(À boleia de um cada vez mais arguto Branko Milanovic no
Global Inequality (link aqui), oportunidade para mais um take, perdi-lhe a conta, sobre um
dos temas centrais deste blogue. O tema da desigualdade a nível mundial, a chamada
desigualdade global, regressa com dados novos e algumas regularidades.)
Branko Milanovic, economista que trabalhou no
Banco Mundial durante longo tempo e que agora investiga e ensina na City
University de New York com associação ao think-tank
do Luxembourg Income Study (LIS), a que também Krugman está ligado, é hoje um
dos mais reputados membros da comunidade de investigação que estuda os temas da
desigualdade. Para os efeitos deste post,
convém sabermos que, entre outras possíveis abordagens, o tema da desigualdade
pode ser entendido a dois níveis: o da comparação entre países, no âmbito do
qual a desigualdade entre os indivíduos e consequentemente do país é calculada
país a país, não sendo os rendimentos objeto de comparação, por exemplo, dos
portugueses, dos americanos e dos chineses; o da desigualdade a nível mundial
ou global, em que o universo para o qual se calcula um qualquer índice de
desigualdade entra em linha de conta com os rendimentos de toda a população a
nível mundial.
A notoriedade relativa das duas abordagens tem oscilado com o tempo. Em
tempos de foco na globalização é a desigualdade global que tem mais
notoriedade. Em tempos de recuo dessa globalização e de exacerbação dos
fenómenos nacionais é a desigualdade entre países que tende a atrair mais atenção.
Ora, temos vindo a atravessar tempos de recuo da globalização (protecionismo,
nacionalismos, populismos) e coerentemente com essas tendências é a
desigualdade entre países que se tem destacado. É esse o foco que tem identificado
os EUA como uma das nações avançadas mais desiguais do mundo, a que se associam
níveis preocupantes de pobreza e de reprodução destas últimas e das condições
de desigualdade.
Mas ignorar artificialmente o tema da desigualdade global é empobrecedor,
sobretudo para aqueles que nunca deixaram de acompanhar os padrões evolutivos
da economia mundial, apesar dos populismos e nacionalismos.
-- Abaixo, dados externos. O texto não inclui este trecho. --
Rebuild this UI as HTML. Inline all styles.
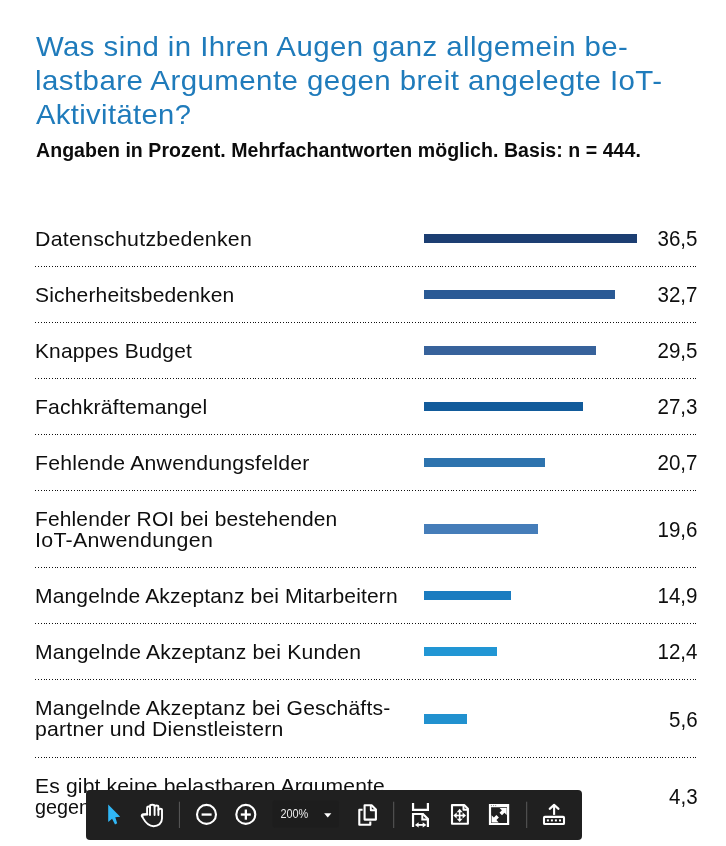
<!DOCTYPE html>
<html lang="de"><head><meta charset="utf-8"><title>IoT-Aktivitäten</title>
<style>
html,body{margin:0;padding:0;background:#fff;}
body{width:726px;height:846px;position:relative;overflow:hidden;font-family:"Liberation Sans", sans-serif;}
.t{position:absolute;white-space:nowrap;line-height:1;margin:0;transform-origin:0 0;}
.v{position:absolute;white-space:nowrap;line-height:1;text-align:right;font-size:21.3px;color:#0e0e0e;letter-spacing:0;transform:scaleX(0.965);transform-origin:100% 0;}
.b{position:absolute;}
#pg{position:absolute;left:0;top:0;width:726px;height:846px;will-change:transform;}
.d{position:absolute;left:35px;width:663px;height:1px;background-image:linear-gradient(90deg,#111 0,#111 1px,transparent 1px,transparent 3px,#111 3px,#111 4px,transparent 4px,transparent 6px,#111 6px,#111 7px,transparent 7px,transparent 9px,#111 9px,#111 10px,transparent 10px,transparent 11px);background-size:11px 1px;background-repeat:repeat-x;}
</style></head>
<body>
<div id="pg">
<div class="t" style="left:36.3px;top:32.80px;font-size:28px;font-weight:400;color:#1f7bbb;letter-spacing:0.419px;transform:scaleX(1.0494)">Was sind in Ihren Augen ganz allgemein be-</div>
<div class="t" style="left:35.2px;top:66.80px;font-size:28px;font-weight:400;color:#1f7bbb;letter-spacing:0.428px;transform:scaleX(1.0514)">lastbare Argumente gegen breit angelegte IoT-</div>
<div class="t" style="left:36.3px;top:100.80px;font-size:28px;font-weight:400;color:#1f7bbb;letter-spacing:0.354px;transform:scaleX(1.0421)">Aktivitäten?</div>
<div class="t" style="left:36.3px;top:140.60px;font-size:19.4px;font-weight:700;color:#0c0c0c;letter-spacing:0.048px;transform:scaleX(1.0075)">Angaben in Prozent. Mehrfachantworten möglich. Basis: n = 444.</div>
<div class="t" style="left:35.4px;top:228.50px;font-size:20.6px;font-weight:400;color:#0e0e0e;letter-spacing:0.254px;transform:scaleX(1.0347)">Datenschutzbedenken</div>
<div class="t" style="left:35.4px;top:284.50px;font-size:20.6px;font-weight:400;color:#0e0e0e;letter-spacing:0.151px;transform:scaleX(1.0217)">Sicherheitsbedenken</div>
<div class="t" style="left:35.4px;top:340.50px;font-size:20.6px;font-weight:400;color:#0e0e0e;letter-spacing:0.136px;transform:scaleX(1.0177)">Knappes Budget</div>
<div class="t" style="left:35.4px;top:396.50px;font-size:20.6px;font-weight:400;color:#0e0e0e;letter-spacing:0.194px;transform:scaleX(1.0271)">Fachkräftemangel</div>
<div class="t" style="left:35.4px;top:452.50px;font-size:20.6px;font-weight:400;color:#0e0e0e;letter-spacing:0.214px;transform:scaleX(1.0304)">Fehlende Anwendungsfelder</div>
<div class="t" style="left:35.4px;top:508.50px;font-size:20.6px;font-weight:400;color:#0e0e0e;letter-spacing:0.129px;transform:scaleX(1.0188)">Fehlender ROI bei bestehenden</div>
<div class="t" style="left:35.4px;top:529.50px;font-size:20.6px;font-weight:400;color:#0e0e0e;letter-spacing:0.293px;transform:scaleX(1.0381)">IoT-Anwendungen</div>
<div class="t" style="left:35.4px;top:585.50px;font-size:20.6px;font-weight:400;color:#0e0e0e;letter-spacing:0.138px;transform:scaleX(1.0210)">Mangelnde Akzeptanz bei Mitarbeitern</div>
<div class="t" style="left:35.4px;top:641.50px;font-size:20.6px;font-weight:400;color:#0e0e0e;letter-spacing:0.180px;transform:scaleX(1.0258)">Mangelnde Akzeptanz bei Kunden</div>
<div class="t" style="left:35.4px;top:697.50px;font-size:20.6px;font-weight:400;color:#0e0e0e;letter-spacing:0.166px;transform:scaleX(1.0247)">Mangelnde Akzeptanz bei Geschäfts-</div>
<div class="t" style="left:35.4px;top:718.50px;font-size:20.6px;font-weight:400;color:#0e0e0e;letter-spacing:0.193px;transform:scaleX(1.0317)">partner und Dienstleistern</div>
<div class="t" style="left:35.4px;top:775.50px;font-size:20.6px;font-weight:400;color:#0e0e0e;letter-spacing:0.152px;transform:scaleX(1.0235)">Es gibt keine belastbaren Argumente</div>
<div class="t" style="left:35.4px;top:796.50px;font-size:20.6px;font-weight:400;color:#0e0e0e;letter-spacing:0.000px;transform:scaleX(0.9604)">gegen IoT-Aktivitäten</div>
<div class="b" style="left:424px;top:234.00px;width:213px;height:9.4px;background:#1c3e72"></div>
<div class="b" style="left:424px;top:290.00px;width:191px;height:9.4px;background:#2a5a95"></div>
<div class="b" style="left:424px;top:346.00px;width:172px;height:9.4px;background:#37629b"></div>
<div class="b" style="left:424px;top:402.00px;width:159px;height:9.4px;background:#125b9b"></div>
<div class="b" style="left:424px;top:458.00px;width:121px;height:9.4px;background:#2d73ae"></div>
<div class="b" style="left:424px;top:524.00px;width:114px;height:9.9px;background:#457db9"></div>
<div class="b" style="left:424px;top:591.00px;width:87px;height:9.4px;background:#1b7cc0"></div>
<div class="b" style="left:424px;top:647.00px;width:73px;height:9.4px;background:#2196d4"></div>
<div class="b" style="left:424px;top:714.00px;width:43px;height:9.9px;background:#2191cf"></div>
<div class="b" style="left:424px;top:792.00px;width:25px;height:9.9px;background:#2191cf"></div>
<div class="v" style="right:28.3px;top:228.65px">36,5</div>
<div class="v" style="right:28.3px;top:284.65px">32,7</div>
<div class="v" style="right:28.3px;top:340.65px">29,5</div>
<div class="v" style="right:28.3px;top:396.65px">27,3</div>
<div class="v" style="right:28.3px;top:452.65px">20,7</div>
<div class="v" style="right:28.3px;top:519.65px">19,6</div>
<div class="v" style="right:28.3px;top:585.65px">14,9</div>
<div class="v" style="right:28.3px;top:641.65px">12,4</div>
<div class="v" style="right:28.3px;top:709.65px">5,6</div>
<div class="v" style="right:28.3px;top:786.65px">4,3</div>
<div class="d" style="top:266px"></div>
<div class="d" style="top:322px"></div>
<div class="d" style="top:378px"></div>
<div class="d" style="top:434px"></div>
<div class="d" style="top:490px"></div>
<div class="d" style="top:567px"></div>
<div class="d" style="top:623px"></div>
<div class="d" style="top:679px"></div>
<div class="d" style="top:757px"></div>
<svg class="tb" style="position:absolute;left:86px;top:790px" width="496" height="50" viewBox="86 790 496 50">
<rect x="86" y="790" width="496" height="50" rx="4" ry="4" fill="#202020"/>
<!-- select cursor -->
<path d="M108.2 804.6 L108.2 821.9 L112.1 818.7 L115.0 824.4 L117.2 823.3 L115.3 817.3 L120.2 816.7 Z" fill="#30b6f5"/>
<!-- hand -->
<g fill="none" stroke="#fff" stroke-width="1.9" stroke-linecap="round" stroke-linejoin="round">
<path d="M147.1 814.2 V807.8 Q147.1 806.5 148.55 806.5 Q150.0 806.5 150.0 807.8 V815.0"/>
<path d="M150.0 807.8 V806.1 Q150.0 804.8 152.3 804.8 Q154.6 804.8 154.6 806.1 V815.0"/>
<path d="M154.6 806.7 Q154.6 805.5 156.5 805.5 Q158.4 805.5 158.4 806.7 V815.0"/>
<path d="M158.4 810.0 Q158.4 808.7 160.2 808.7 Q162.0 808.7 162.0 810.0 V818.6 C162.0 823.6 158.0 826.2 153.6 826.2 C148.4 826.2 145.6 822.8 143.2 818.4 L142.1 816.2"/>
<path d="M147.1 814.2 L143.6 814.4 Q141.6 814.7 142.1 816.2" stroke-width="2.5"/>
</g>
<!-- separators -->
<g fill="#5a5a5a">
<rect x="178.9" y="801.7" width="1" height="26.3"/>
<rect x="393.2" y="801.7" width="1" height="26.3"/>
<rect x="526.2" y="801.7" width="1" height="26.3"/>
</g>
<!-- zoom out / in -->
<g fill="none" stroke="#fff" stroke-width="2.1">
<circle cx="206.5" cy="814.4" r="9.5"/>
<circle cx="245.8" cy="814.4" r="9.5"/>
</g>
<g fill="#fff">
<rect x="201.6" y="813.4" width="10" height="2.3"/>
<rect x="240.8" y="813.4" width="10" height="2.3"/>
<rect x="244.7" y="809.5" width="2.3" height="10.2"/>
</g>
<!-- zoom value box -->
<rect x="272.6" y="800.6" width="66.4" height="27" rx="2" fill="#1d1d1d"/>
<text x="280.4" y="818.1" font-family="Liberation Sans, sans-serif" font-size="12.6" fill="#ececec" textLength="27.9" lengthAdjust="spacingAndGlyphs">200%</text>
<path d="M324.1 813.2 H331.4 L327.75 817.6 Z" fill="#fff"/>
<!-- page display (two pages) -->
<g fill="none" stroke="#fff" stroke-width="2.1" stroke-linejoin="round">
<path d="M362.6 809.8 H359.3 V824.7 H370.3 V821.6"/>
<path d="M364.6 805.2 H371.6 L375.9 809.5 V819.6 H364.6 Z"/>
<path d="M370.8 805.4 V810.3 H375.8" stroke-width="1.9"/>
</g>
<!-- fit width -->
<g fill="none" stroke="#fff" stroke-width="2.2" stroke-linejoin="miter">
<path d="M413.05 803 V809.9 H427.9 V803"/>
<path d="M413.05 827 V814.0 H423.0 L427.9 818.9 V827"/>
<path d="M422.3 814.2 V819.6 H427.8" stroke-width="2"/>
</g>
<g fill="#fff">
<rect x="417.4" y="824.0" width="6.6" height="1.8"/>
<path d="M414.9 824.9 L418.6 822.2 V827.6 Z"/>
<path d="M426.4 824.9 L422.7 822.2 V827.6 Z"/>
</g>
<!-- fit page -->
<g fill="none" stroke="#fff" stroke-width="2.1" stroke-linejoin="round">
<path d="M452.0 805.1 H464.2 L467.9 808.8 V823.7 H452.0 Z"/>
<path d="M463.5 805.4 V809.8 H467.8" stroke-width="2"/>
</g>
<g fill="#fff">
<rect x="455.4" y="814.7" width="8.6" height="1.6"/>
<rect x="458.85" y="811.2" width="1.6" height="8.6"/>
<path d="M459.65 808.8 L462.6 812.2 H456.7 Z"/>
<path d="M459.65 822.1 L462.6 818.7 H456.7 Z"/>
<path d="M453.3 815.5 L456.7 812.6 V818.4 Z"/>
<path d="M466.0 815.5 L462.6 812.6 V818.4 Z"/>
</g>
<!-- full screen -->
<path d="M488.9 803.9 H509.2 V825 H488.9 Z M491.1 807.3 V822.9 H507.0 V807.3 Z" fill="#fff" fill-rule="evenodd"/>
<g fill="#8c8c8c">
<rect x="490.9" y="805.1" width="1.1" height="1"/>
<rect x="493.0" y="805.1" width="1.1" height="1"/>
<rect x="495.1" y="805.1" width="1.1" height="1"/>
</g>
<g fill="#fff">
<path d="M499.6 808.0 H506.7 V815.1 L504.4 812.8 L502.0 815.2 L499.5 812.7 L501.9 810.3 Z"/>
<path d="M491.6 815.3 V822.4 H498.7 L496.4 820.1 L498.9 817.6 L496.4 815.1 L493.9 817.6 Z"/>
</g>
<!-- dock toolbar (upload) -->
<g fill="none" stroke="#fff" stroke-width="2.1" stroke-linejoin="round">
<rect x="544.0" y="816.9" width="20.0" height="7.1" rx="0.8"/>
<path d="M554.1 814.9 V805.6" stroke-linecap="butt"/>
<path d="M549.7 808.9 L554.1 804.9 L558.5 808.9" stroke-linecap="round"/>
</g>
<g fill="#fff">
<rect x="546.9" y="819.4" width="2" height="2"/>
<rect x="550.9" y="819.4" width="2" height="2"/>
<rect x="554.9" y="819.4" width="2" height="2"/>
<rect x="559.0" y="819.4" width="2" height="2"/>
</g>
</svg>

</div>
</body></html>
Deixando em paz as tecnicidades que decorrem do grau de cobertura dos inquéritos
às famílias sobre os quais os cálculos de desigualdade são realizados, o que
impressiona é o comportamento do rendimento mediano global em si próprio entendido
e também em confronto com o rendimento médio mundial. O que o gráfico que abre
este post nos mostra com clareza é
que o rendimento per capita mundial
mediano tem a partir do período de 1998-2003 crescido a taxas bem mais elevadas
do que o rendimento per capita médio
mundial. É irónico que seja no período de 2008-2013 (período bem penalizador para
os grupos sociais mais desfavorecidos das economias mais avançadas) que a divergência
entre a dinâmica do rendimento per capita
mediano e do médio seja mais acentuada. Esta evidência limita-se a confirmar o
que já sabíamos: uma multidão enorme de populações muito pobres de algumas
economias asiáticas, como a China, Indonésia, Índia e Vietname, entre outros)
viram o seu rendimento crescer consideravelmente (certamente a partir de
valores muito baixos). Tal Milanovic o assinala, quando o rácio “média/mediana”
baixa isso regra é sinal de que a desigualdade está a diminuir. Praticamente todos
os indicadores de desigualdade confirmam esta regra.
Mas Milanovic é um mestre das distribuições e dos indicadores associados. Aprofundando
a análise, ele mostra-nos que, apesar das boas notícias que o rendimento per capita mediano nos traz, indo abaixo
da mediana observa-se que as evidências do reforço da pobreza se intensificam. Ou
seja, o movimento positivo atrás observado deixa para trás um montão de gente. Por
outro lado, apesar do recuo da desigualdade de 2008 a 2013, os 1% mais ricos não
perdem posição. Se pensarmos que os híper-ricos dispõem de uma vasta bateria de
formas de ocultação de rendimento, então haverá cada vez mais super-ricos.
A síntese de Milanovic ajuda-nos a compreender a diversidade dos sinais na
economia mundial: o rendimento per capita
mediano aumenta expressivamente, mas o mundo está cada vez mais polarizado. Tudo
isto nos pode ajudar a refletir sobre as dificuldades para a ocidente se encontrar
uma fórmula política que integre este paradoxo. Não é fácil. O falsamente
iluminado Trump pensa que terá encontrado essa fórmula. Duvido.
Branko Milanovic recebeu, em conjunto com Mariana Mazzucato, o Leontief Prize for Advancing the Frontiers of Economic Thought de 2018. Infelizmente, este prémio é pouco conhecido em Portugal.